A and B are playing a game, the outcome of which is determined by throwing 2 dice. If we get sum of 7 then A wins, if we get 2 equal digits then B wins, else we throw the dice over and over again, until someone wins.
What is the expected of number of games they have to play, until someone wins 2 consecutive games?
Well, the probability of A or B to win is 0.5. Let $X$ be the number of games A and B have to play, until someone wins 2 consecutive games.

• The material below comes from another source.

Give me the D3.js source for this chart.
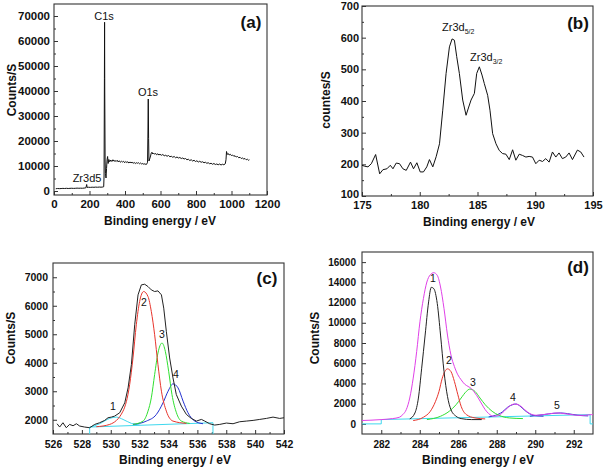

I think $X$ obeys negative binomial distribution, when $X \sim \mathcal{NB}(0.5,2)$, then $$\mathbb{E}[X]=r/p=2/0.5=4.$$
But,I'm not sure..
Best Answer
I interpret this as: There is a chance of 1/6 that A wins a game, 1/6 that B wins a game, and 4/6 that none wins. drhab's answer is mostly right except the probabilities are not quite correct. So we have the equations
$~\mathsf EX = 1 + \tfrac 46\,\mathsf EX + \tfrac 26\,\mathsf EY~$ or $~\mathsf EX = 3 + \mathsf EY$
$~\mathsf EY = 1 + \tfrac 16(0)+ \tfrac 16\,\mathsf EY + \tfrac 46\,\mathsf EX~$ or $~5~\mathsf EY = 6 + 4\,\mathsf EX~$ or $~\mathsf EY = 1.2 + 0.8\,\mathsf EX$.
Substitute 2nd equation in the first:
$~\mathsf EX = 3 + 1.2 + 0.8\,\mathsf EX~$ or $~0.2\,\mathsf EX = 4.2~$ or $~\mathsf EX = 21~$.
$~\mathsf EX$ is the expected count of games to be played given nobody won the previous one.
$~\mathsf EY$ is the expected count of games to be played given that somebody won the prior one.